Experience has also taught us that the agenda should look something like this:
- When we next need to meet (the convener can discuss availability with whoever is first to answer, while waiting until all have joined to start proper). This discussion is about availability in the broadest sense and followed up by a Doodle poll, so that we can choose the best time/date for all.
- Apologies from whoever cannot attend – so we know who we’re expecting to have join us.
- Review of notes from the last meeting (sometimes we don’t talk about this but it goes out as a briefing before the meeting), Focus on anything that is still forthcoming and any action points that remain to be done.

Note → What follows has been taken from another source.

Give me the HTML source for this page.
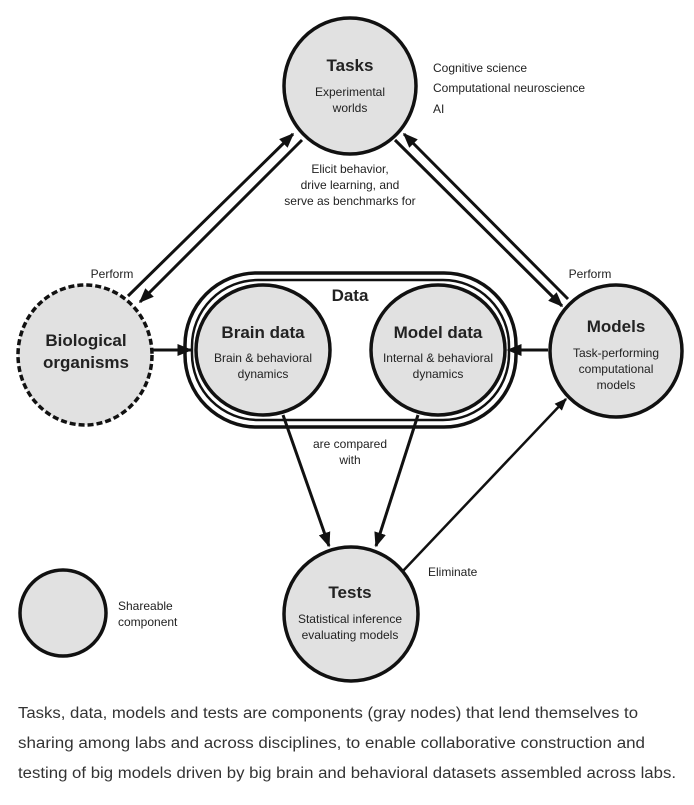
<!DOCTYPE html>
<html><head><meta charset="utf-8"><style>
html,body{margin:0;padding:0;background:#fff;}
svg{display:block;}
text{font-family:"Liberation Sans",Arial,sans-serif;fill:#222;}
.t{font-weight:bold;font-size:17px;text-anchor:middle;}
.s{font-size:12px;text-anchor:middle;}
.l{font-size:12px;}
.c{font-size:15.5px;fill:#333;}
</style></head><body>
<svg width="694" height="805" viewBox="0 0 694 805" xmlns="http://www.w3.org/2000/svg">
<defs>
<marker id="a" viewBox="0 0 10 10" refX="9" refY="5" markerWidth="5" markerHeight="5" orient="auto-start-reverse" markerUnits="strokeWidth">
<path d="M0,1 L10,5 L0,9 Z" fill="#111"/></marker>
</defs>
<g stroke="#111" fill="#e1e1e1" stroke-width="3.5">
<rect x="185" y="273" width="331" height="154" rx="72" ry="72" fill="#fff"/>
<rect x="192" y="280" width="317" height="140" rx="66" ry="66" fill="#fff" stroke-width="2.5"/>
<ellipse cx="350" cy="86" rx="66" ry="68"/>
<ellipse cx="85" cy="355" rx="67" ry="70" stroke-dasharray="6,3"/>
<ellipse cx="263" cy="350" rx="67" ry="65"/>
<ellipse cx="438" cy="350" rx="67" ry="65"/>
<ellipse cx="616" cy="351" rx="66" ry="66"/>
<ellipse cx="351" cy="614" rx="67" ry="67"/>
<ellipse cx="63" cy="613" rx="43" ry="43"/>
</g>
<g stroke="#111" stroke-width="3" fill="none">
<line x1="128" y1="296" x2="293" y2="134" marker-end="url(#a)"/>
<line x1="302" y1="140" x2="140" y2="302" marker-end="url(#a)"/>
<line x1="568" y1="299" x2="404" y2="134" marker-end="url(#a)"/>
<line x1="395" y1="140" x2="562" y2="306" marker-end="url(#a)"/>
<line x1="152" y1="350" x2="191" y2="350" marker-end="url(#a)"/>
<line x1="548" y1="350" x2="508" y2="350" marker-end="url(#a)"/>
<line x1="283" y1="415" x2="329" y2="546" marker-end="url(#a)"/>
<line x1="418" y1="415" x2="376" y2="546" marker-end="url(#a)"/>
<line x1="402" y1="572" x2="566" y2="399" marker-end="url(#a)" stroke-width="2.5"/>
</g>
<text class="t" x="350" y="71">Tasks</text>
<text class="s" x="350" y="96">Experimental</text>
<text class="s" x="350" y="112">worlds</text>
<text class="l" x="433" y="72">Cognitive science</text>
<text class="l" x="433" y="92">Computational neuroscience</text>
<text class="l" x="433" y="113">AI</text>
<text class="s" x="350" y="173">Elicit behavior,</text>
<text class="s" x="350" y="189">drive learning, and</text>
<text class="s" x="350" y="205">serve as benchmarks for</text>
<text class="s" x="112" y="278">Perform</text>
<text class="s" x="590" y="278">Perform</text>
<text class="t" x="350" y="301">Data</text>
<text class="t" x="86" y="346">Biological</text>
<text class="t" x="86" y="368">organisms</text>
<text class="t" x="263" y="338">Brain data</text>
<text class="s" x="263" y="362">Brain &amp; behavioral</text>
<text class="s" x="263" y="378">dynamics</text>
<text class="t" x="438" y="338">Model data</text>
<text class="s" x="438" y="362">Internal &amp; behavioral</text>
<text class="s" x="438" y="378">dynamics</text>
<text class="t" x="616" y="332">Models</text>
<text class="s" x="616" y="357">Task-performing</text>
<text class="s" x="616" y="373">computational</text>
<text class="s" x="616" y="389">models</text>
<text class="s" x="350" y="448">are compared</text>
<text class="s" x="350" y="464">with</text>
<text class="l" x="428" y="576">Eliminate</text>
<text class="t" x="350" y="598">Tests</text>
<text class="s" x="350" y="623">Statistical inference</text>
<text class="s" x="350" y="639">evaluating models</text>
<text class="l" x="118" y="610">Shareable</text>
<text class="l" x="118" y="626">component</text>
<text class="c" x="18" y="718" textLength="620" lengthAdjust="spacingAndGlyphs">Tasks, data, models and tests are components (gray nodes) that lend themselves to</text>
<text class="c" x="18" y="748" textLength="627" lengthAdjust="spacingAndGlyphs">sharing among labs and across disciplines, to enable collaborative construction and</text>
<text class="c" x="18" y="778" textLength="658" lengthAdjust="spacingAndGlyphs">testing of big models driven by big brain and behavioral datasets assembled across labs.</text>
</svg>
</body></html>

- Agenda items: from plans and news to themes for our blog and plans for our use of Twitter.
- Round the team: we finish with this so that each team member gets a chance to add anything that we’ve missed. We usually have no more than seven participants, so this works for us. It’s important in a virtual meeting to ask each person in turn, as sometimes people have something to add but without visual signals, the chair cannot know! Of course, for a larger, more sophisticated meeting then instant messaging could be the signal needed: this won’t be easy for those joining in on smart phones though, so instant messaging isn’t necessarily equitable.
After the meeting of course, notes are circulated for the benefit of those who could not attend and to record action points.